Wednesday, September 17, 2008

The bigger they are...

Gordon and the Brownies bleat that the present economic shambles is not their fault, citing "global factors", implying "not me guv". Do not under any circumstances let them get away that assertion, it is the consequence of their labours over the past ten years.

Brown and his acolytes are all as guilty as sin of supporting and promoting the notion of economic growth based on the fairy money of improbably inflated house and land values, and the "partnership" of globalised financial markets and companies.

Do you recall those early days of the Blair regime when the same businesspeople that once feted Mrs Thatcher for sorting out Labour's previous shambles then flocked to support the Blair fraud (and contribute to the Labour Party), in return for the policy of "light regulation" that would allow the City to become a global financial hub?

Let's not forget one of Blair-Brown's other keystone economic policies over the past ten years is the unfettered immigration that helps keeps average wages down by flooding the economy with "cheap labour" (and likely Labour voters). With unemployment now about to lurch, there will be troubles ahead once there are no more of Gordon's "British Jobs for British People".
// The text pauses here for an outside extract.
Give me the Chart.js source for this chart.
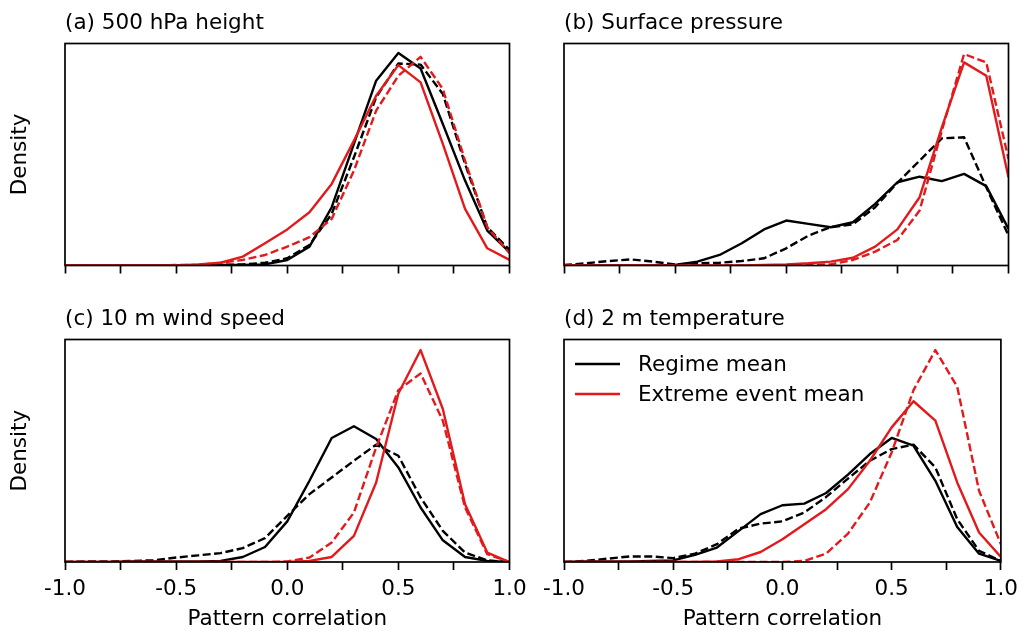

Yet the mass of the UK is probably still not feeling the pinch - thanks to the creation of millions of non-jobs, paid from fast depleting public funds, that will be amongst the very last to go. As TMP followers will know, this economic crisis is not a huge surprise to everyone; it was an inevitability given the poor quality of the politicians in control of stupid policies, and even worse execution. The Police and Health services have both had humongous additional cash thrown at them over recent times, but does anyone really think either has improved measurably?

And still no one has learned anything about scale and globalisation: the bigger they are, the harder they fall.

Instead of learning that there is strength in diversity, the present panic to consolidate teetering behemoths is doing the opposite, and creating even more vast institutions that they apparently have to be pseudo-nationalised in order to preserve any hope of financial stability. The chances of those institutions being returned to the private sector in the foreseeable future is virtually nil.

And what possible chance is there that any government could allow the proposed merged HBOS-Lloyds to fail? Everyone will assume that however badly run it might be, it will be saved in the same way that Northern Rock was saved, there is no choice.

The frustration for those of us that know better is that the internet has provided all the tools required to create a robust distributed economy, based on a network of small self-managed units. It's time consider the possibilities of de-globalising and splitting these unmanageable monsters into a number of much smaller autonomous units that could be allowed to go bust if run by the sort of impotent idiots we are watching emerging in their droves.